Enter Blackdown and Dusk’s reliable Keysound imprint alongside a slew of fresh producers who are bringing grime into this decade. After a few years in exile, consigned to the twin hells of commercialisation and creative stagnancy, the genre now seems poised to make an impressive comeback – just look at Keysound’s This Is How We Roll compilation for an anatomy of some of the most exhilarating, unpredictable dance music around. Riding the crest of this wave is London’s Visionist, who over the last year has risen from cookiecutter Swamp81 pretender to a genuine threat to your sanity, his ambition climactically validated in a stunning Rinse mix comprised entirely of his own tracks.

Snakebite

Now Visionist takes to Berlin’s Leisure System imprint with some of his best material to date, showing a playful, experimental streak writ large over three seductively off-kilter grime explorations. The EP is certainly a case of variations on a theme, but each effort is so beguilingly unpredictable that no one would criticise for a lack of variety. The grime nods are all over Snakes with its tough kicks and cocked-gun percussion, but Visionist quickly moves away from familiar territory when a seasick vocal and hi-def chimes turn the track into a woozy, unstable trip. Snakebite takes the percussive abstraction a step further, as a disorientating swirl of shots, clicks and colourful 8bit streaks are painted like treacle over a bed of softened bass hits.
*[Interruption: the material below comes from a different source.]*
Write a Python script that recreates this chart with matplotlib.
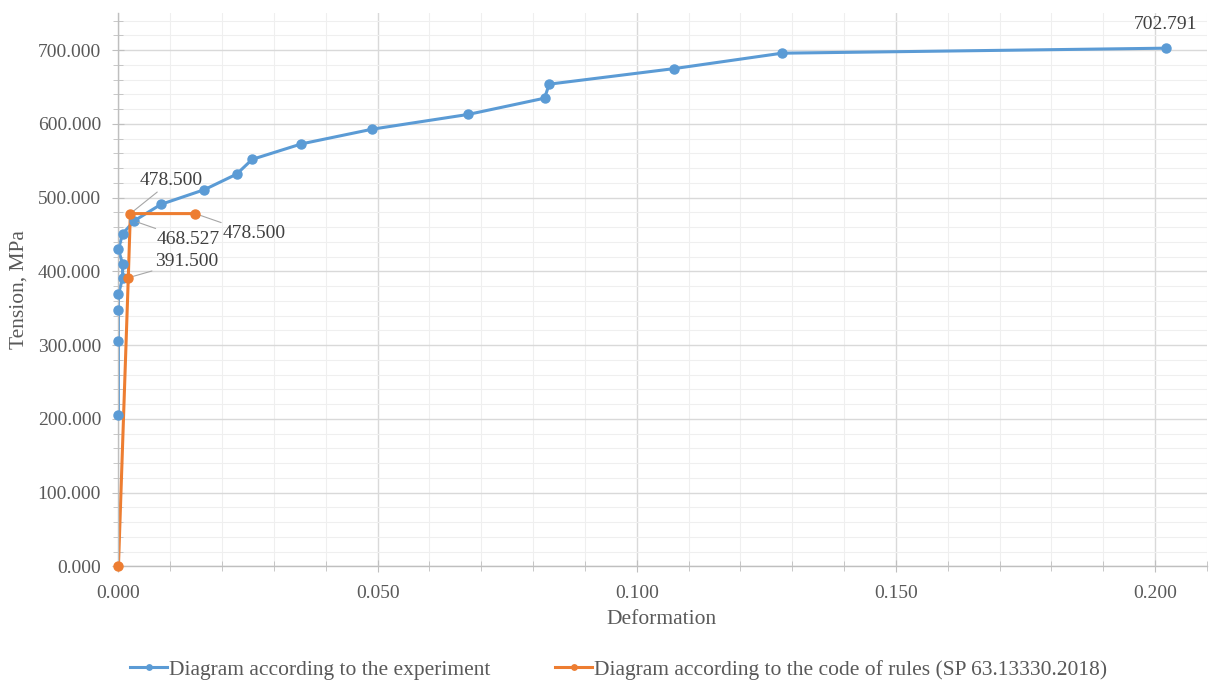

Visionist ends the triptych with the most seductive number of the three, the Zomby-esque Poison, where the psychedelic blur of percussion plays second fiddle to a hypnotic system of crystalline synthlines and ghostly chipmunk vocals. While all three tracks approach the same sounds from a different angle, in his finest release to date Visionist has crafted something dangerously vital; a package of slippery future-grime just as likely to disorientate as it is to intoxicate.